Now here’s a movie I never would have imagined being slated for a remake. Robert Zemeckis and Walt Disney Studios have acquired the rights to the 1968 animated Beatles film, Yellow Submarine, as well as the musical rights for the sixteen songs featured in the movie. The plan is to utilize Zemeckis’s motion-capture animation technology to make a remake to premiere in London’s 2012 Summer Olympic Games.
If you haven’t seen the original Yellow Submarine, you’re missing out on quite the psychedelic treat. The animated movie sees the utopian world of Pepperland and its heroes, Sgt. Pepper’s Lonely Hearts Club Band, under attack by the bizarre Blue Meanies. One survivor is sent to England to find help, which winds up coming in the form of the Fab Four themselves, the Beatles. Even though it’s probably my favorite of the Beatles’ movies, the quartet don’t really even appear in the movie, with other actors voicing the animated versions of Paul, George, John, and Ringo.
If you have seen the original movie, you know how odd it is that anyone would make a remake of the film. I can’t exactly say the movie is a good movie and that’s why it shouldn’t be remade. It’s almost like the original is just too bizarre and surreal for any kind of remake, particularly one that carries the Disney name.
According to Variety, the accomplishment of getting the rights has been quite a battle, particularly for the songs that appear in the movie – Beatles classics like “When I’m 64,” “Lucy in the Sky with Diamonds,” and “Nowhere Man.”

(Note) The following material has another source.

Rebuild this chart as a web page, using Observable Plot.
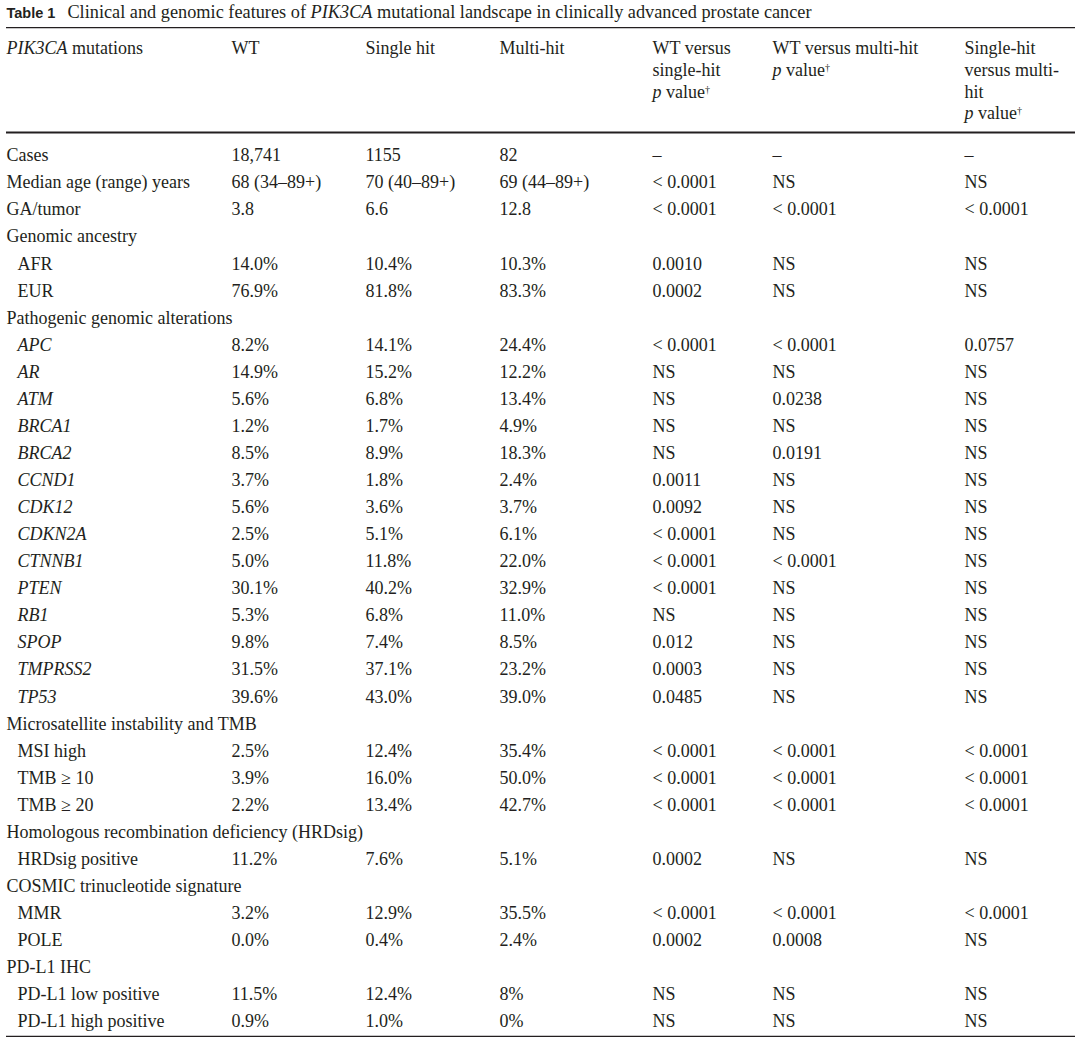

I can’t say I’m opposed to this remake like so many others that are announced. Instead I just find the idea unfathomable. Why would such a trippy classic be considered for a remake? Then again, so many of us have criticized Zemeckis’s CG animation for being a bit askew, maybe it’s the perfect mode of recreating that Yellow Submarine strangeness, without the need for psychotropic drugs.